**To do**
Exactly the lines from the one containing "Emit a Python" through the one containing "bold = lambda" are to be returned, please, without any pictures.

**Provided records**
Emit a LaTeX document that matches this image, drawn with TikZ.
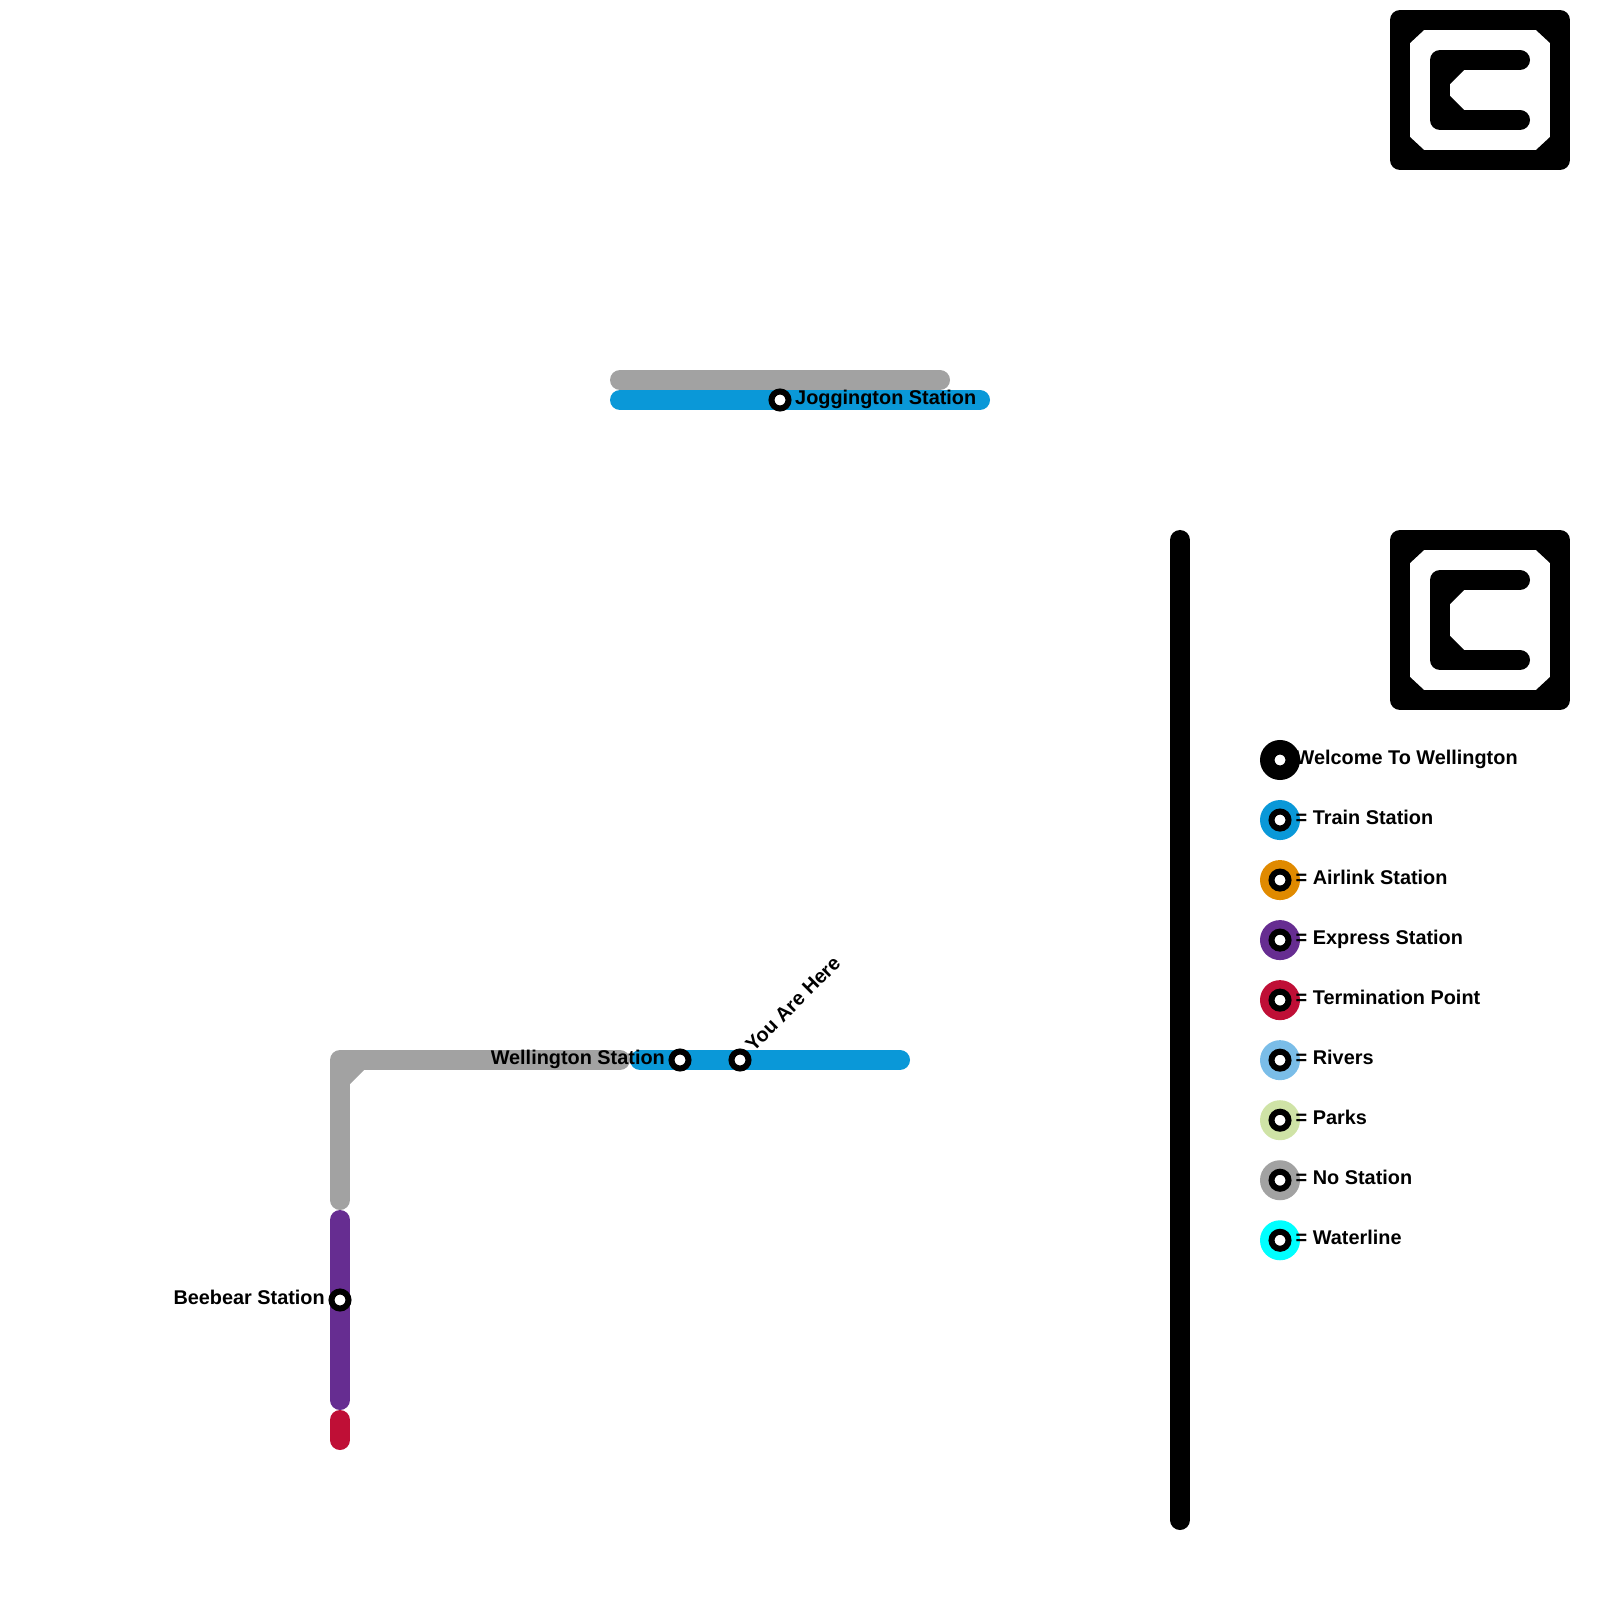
\documentclass[tikz,border=0pt]{standalone}
\usepackage{fontspec}
\setmainfont{Liberation Sans}
\usetikzlibrary{positioning}
\definecolor{trainblue}{HTML}{0A98D8}
\definecolor{airlinkorange}{HTML}{E08A00}
\definecolor{expresspurple}{HTML}{662D91}
\definecolor{terminationred}{HTML}{BF0F36}
\definecolor{riverblue}{HTML}{7ABDE8}
\definecolor{parkgreen}{HTML}{CFE3A6}
\definecolor{nostationgray}{HTML}{A2A2A2}
\definecolor{waterlinecyan}{HTML}{00FFFF}
\tikzset{
    railline/.style={line width=0.2cm, line cap=round, line join=round},
    station/.style={circle, draw=black, fill=white, line width=0.06cm, minimum size=0.17cm, inner sep=0pt},
    legendring/.style={circle, minimum size=0.4cm, inner sep=0pt, outer sep=0pt},
    maplabel/.style={font=\bfseries\fontsize{5.65pt}{6pt}\selectfont, inner sep=0pt, text height=0.14cm, text depth=0.05cm},
}
\begin{document}
\begin{tikzpicture}[x=0.01cm, y=-0.01cm]
    \useasboundingbox (0,0) rectangle (1600,1600);

    % upper logo
    \draw[railline] (1400,20) rectangle (1560,160);
    \fill[black] (1410,30) -- (1424,30) -- (1410,43) -- cycle;
    \fill[black] (1550,30) -- (1536,30) -- (1550,43) -- cycle;
    \fill[black] (1550,150) -- (1536,150) -- (1550,137) -- cycle;
    \fill[black] (1410,150) -- (1424,150) -- (1410,137) -- cycle;
    \draw[railline] (1520,60) -- (1440,60) -- (1440,120) -- (1520,120);
    \fill[black] (1450,70) -- (1464,70) -- (1450,84) -- cycle;
    \fill[black] (1450,110) -- (1464,110) -- (1450,96) -- cycle;

    % lower logo
    \draw[railline] (1400,540) rectangle (1560,700);
    \fill[black] (1410,550) -- (1424,550) -- (1410,563) -- cycle;
    \fill[black] (1550,550) -- (1536,550) -- (1550,563) -- cycle;
    \fill[black] (1550,690) -- (1536,690) -- (1550,677) -- cycle;
    \fill[black] (1410,690) -- (1424,690) -- (1410,677) -- cycle;
    \draw[railline] (1520,580) -- (1440,580) -- (1440,660) -- (1520,660);
    \fill[black] (1450,590) -- (1464,590) -- (1450,604) -- cycle;
    \fill[black] (1450,650) -- (1464,650) -- (1450,636) -- cycle;

    % lines
    \coordinate (topgrayA) at (620,380);
    \coordinate (topgrayB) at (940,380);
    \coordinate (topblueA) at (620,400);
    \coordinate (topblueB) at (980,400);
    \coordinate (cornergray) at (340,1060);
    \coordinate (midgrayB) at (620,1060);
    \coordinate (midblueA) at (640,1060);
    \coordinate (midblueB) at (900,1060);
    \coordinate (lowgrayB) at (340,1200);
    \coordinate (purpleA) at (340,1220);
    \coordinate (purpleB) at (340,1400);
    \coordinate (redA) at (340,1420);
    \coordinate (redB) at (340,1440);
    \coordinate (dividerA) at (1180,540);
    \coordinate (dividerB) at (1180,1520);

    \draw[railline, nostationgray] (topgrayA) -- (topgrayB);
    \draw[railline, trainblue] (topblueA) -- (topblueB);
    \fill[nostationgray] (350,1070) -- (364,1070) -- (350,1084) -- cycle;
    \draw[railline, nostationgray] (midgrayB) -- (cornergray) -- (lowgrayB);
    \draw[railline, trainblue] (midblueA) -- (midblueB);
    \draw[railline, expresspurple] (purpleA) -- (purpleB);
    \draw[railline, terminationred] (redA) -- (redB);
    \draw[railline, black] (dividerA) -- (dividerB);

    % stations
    \node[station] (joggington) at (780,400) {};
    \node[station] (wellington) at (680,1060) {};
    \node[station] (youarehere) at (740,1060) {};
    \node[station] (beebear) at (340,1300) {};

    \node[maplabel, right=0.03cm of joggington.east] (jogginglabel) {Joggington Station};
    \node[maplabel, left=0.03cm of wellington.west] (wellingtonlabel) {Wellington Station};
    \node[maplabel, left=0.03cm of beebear.west] (beebearlabel) {Beebear Station};
    \node[maplabel, rotate=45, anchor=west] (herelabel) at (750,1050) {You Are Here};

    % legend
    \node[legendring, fill=black] (keywelcome) at (1280,760) {};
    \node[legendring, fill=trainblue, below=0.2cm of keywelcome] (keytrain) {};
    \node[legendring, fill=airlinkorange, below=0.2cm of keytrain] (keyairlink) {};
    \node[legendring, fill=expresspurple, below=0.2cm of keyairlink] (keyexpress) {};
    \node[legendring, fill=terminationred, below=0.2cm of keyexpress] (keytermination) {};
    \node[legendring, fill=riverblue, below=0.2cm of keytermination] (keyrivers) {};
    \node[legendring, fill=parkgreen, below=0.2cm of keyrivers] (keyparks) {};
    \node[legendring, fill=nostationgray, below=0.2cm of keyparks] (keynostation) {};
    \node[legendring, fill=waterlinecyan, below=0.2cm of keynostation] (keywaterline) {};

    \node[station] at (keywelcome) {};
    \node[station] at (keytrain) {};
    \node[station] at (keyairlink) {};
    \node[station] at (keyexpress) {};
    \node[station] at (keytermination) {};
    \node[station] at (keyrivers) {};
    \node[station] at (keyparks) {};
    \node[station] at (keynostation) {};
    \node[station] at (keywaterline) {};

    \node[maplabel, right=-0.05cm of keywelcome.east] {Welcome To Wellington};
    \node[maplabel, right=-0.05cm of keytrain.east] {= Train Station};
    \node[maplabel, right=-0.05cm of keyairlink.east] {= Airlink Station};
    \node[maplabel, right=-0.05cm of keyexpress.east] {= Express Station};
    \node[maplabel, right=-0.05cm of keytermination.east] {= Termination Point};
    \node[maplabel, right=-0.05cm of keyrivers.east] {= Rivers};
    \node[maplabel, right=-0.05cm of keyparks.east] {= Parks};
    \node[maplabel, right=-0.05cm of keynostation.east] {= No Station};
    \node[maplabel, right=-0.05cm of keywaterline.east] {= Waterline};
\end{tikzpicture}
\end{document}
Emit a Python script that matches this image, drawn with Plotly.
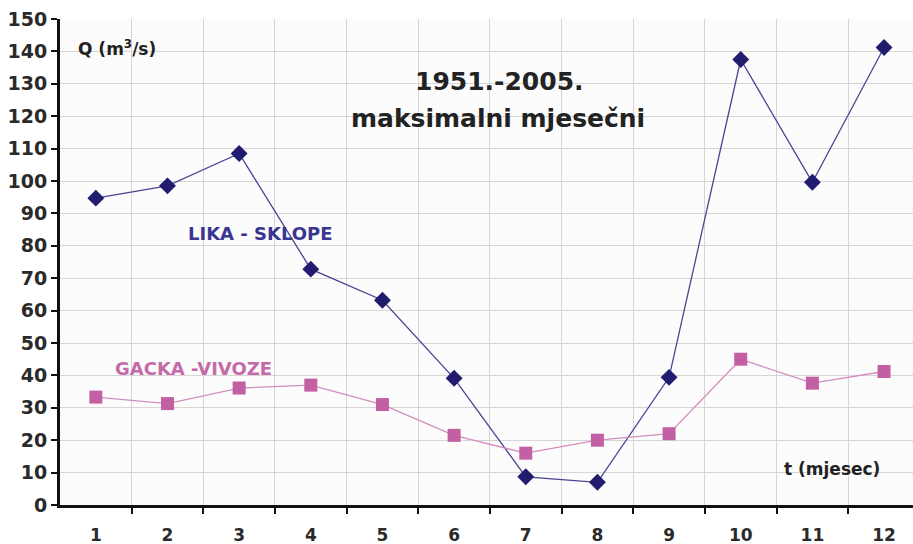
import plotly.graph_objects as go

months = list(range(1, 13))
month_labels = [str(m) for m in months]
lika_sklope = [94.7, 98.5, 108.5, 72.8, 63.2, 39.1, 8.7, 7.0, 39.4, 137.5, 99.6, 141.2]
gacka_vivoze = [33.3, 31.3, 36.1, 37.0, 31.0, 21.5, 16.0, 20.0, 22.0, 45.0, 37.6, 41.2]
y_ticks = list(range(0, 151, 10))

FONT = "DejaVu Sans"
NAVY = "#221c6e"
PINK = "#c35fa3"

fig = go.Figure()
fig.add_trace(go.Scatter(
    x=months, y=lika_sklope, mode="lines+markers",
    line=dict(color="#4a4592", width=1.3),
    marker=dict(symbol="diamond", size=13, color=NAVY),
    name="LIKA - SKLOPE", cliponaxis=False))
fig.add_trace(go.Scatter(
    x=months, y=gacka_vivoze, mode="lines+markers",
    line=dict(color="#d48cbf", width=1.3),
    marker=dict(symbol="square", size=13, color=PINK),
    name="GACKA -VIVOZE", cliponaxis=False))

bold = lambda s, c="#222222": dict(family=FONT, size=s, color=c, weight="bold")

fig.add_annotation(x=0.72, y=141.2, xref="x", yref="y", xanchor="left", yanchor="middle",
                   text="Q (m<sup>3</sup>/s)", showarrow=False, font=bold(17))
fig.add_annotation(x=6.63, y=130.6, xref="x", yref="y", text="1951.-2005.",
                   showarrow=False, font=bold(25))
fig.add_annotation(x=6.61, y=119.3, xref="x", yref="y", text="maksimalni mjesečni",
                   showarrow=False, font=bold(25))
fig.add_annotation(x=3.30, y=83.8, xref="x", yref="y", text="LIKA - SKLOPE",
                   showarrow=False, font=bold(18, "#3a3590"))
fig.add_annotation(x=2.36, y=42.1, xref="x", yref="y", text="GACKA -VIVOZE",
                   showarrow=False, font=bold(18, "#c56aa8"))
fig.add_annotation(x=11.27, y=11.0, xref="x", yref="y", text="t (mjesec)",
                   showarrow=False, font=bold(17))

fig.update_xaxes(
    range=[0.5, 12.404], tickvals=months, ticktext=month_labels,
    ticks="outside", ticklen=13, tickcolor="rgba(0,0,0,0)",
    showgrid=False, zeroline=False, automargin=False,
    showline=True, linecolor="#111111", linewidth=3,
    tickfont=dict(family=FONT, size=17, color="#2a2a2a", weight="bold"),
    minor=dict(tickvals=[m + 0.5 for m in months[:-1]], ticks="outside", ticklen=6,
               tickwidth=2, tickcolor="#111111", showgrid=True,
               gridcolor="#d6d6d6", gridwidth=1),
)
fig.update_yaxes(
    range=[0, 150], tickvals=y_ticks, ticks="outside", ticklen=6, tickwidth=2,
    tickcolor="#111111", showgrid=True, gridcolor="#d6d6d6", gridwidth=1,
    zeroline=False, showline=True, linecolor="#111111", linewidth=3,
    automargin=False,
    tickfont=dict(family=FONT, size=19, color="#2a2a2a", weight="bold"),
)
fig.update_layout(
    width=913, height=544, showlegend=False,
    margin=dict(l=60, r=0, t=19, b=39, pad=0),
    plot_bgcolor="#fcfcfc", paper_bgcolor="white",
)
fig.write_html("out.html", config={"displayModeBar": False},
               post_script="document.body.style.margin='0';document.body.style.overflow='hidden';")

**Output of the task**
Emit a Python script that matches this image, drawn with Plotly.
import plotly.graph_objects as go

months = list(range(1, 13))
month_labels = [str(m) for m in months]
lika_sklope = [94.7, 98.5, 108.5, 72.8, 63.2, 39.1, 8.7, 7.0, 39.4, 137.5, 99.6, 141.2]
gacka_vivoze = [33.3, 31.3, 36.1, 37.0, 31.0, 21.5, 16.0, 20.0, 22.0, 45.0, 37.6, 41.2]
y_ticks = list(range(0, 151, 10))

FONT = "DejaVu Sans"
NAVY = "#221c6e"
PINK = "#c35fa3"

fig = go.Figure()
fig.add_trace(go.Scatter(
    x=months, y=lika_sklope, mode="lines+markers",
    line=dict(color="#4a4592", width=1.3),
    marker=dict(symbol="diamond", size=13, color=NAVY),
    name="LIKA - SKLOPE", cliponaxis=False))
fig.add_trace(go.Scatter(
    x=months, y=gacka_vivoze, mode="lines+markers",
    line=dict(color="#d48cbf", width=1.3),
    marker=dict(symbol="square", size=13, color=PINK),
    name="GACKA -VIVOZE", cliponaxis=False))

bold = lambda s, c="#222222": dict(family=FONT, size=s, color=c, weight="bold")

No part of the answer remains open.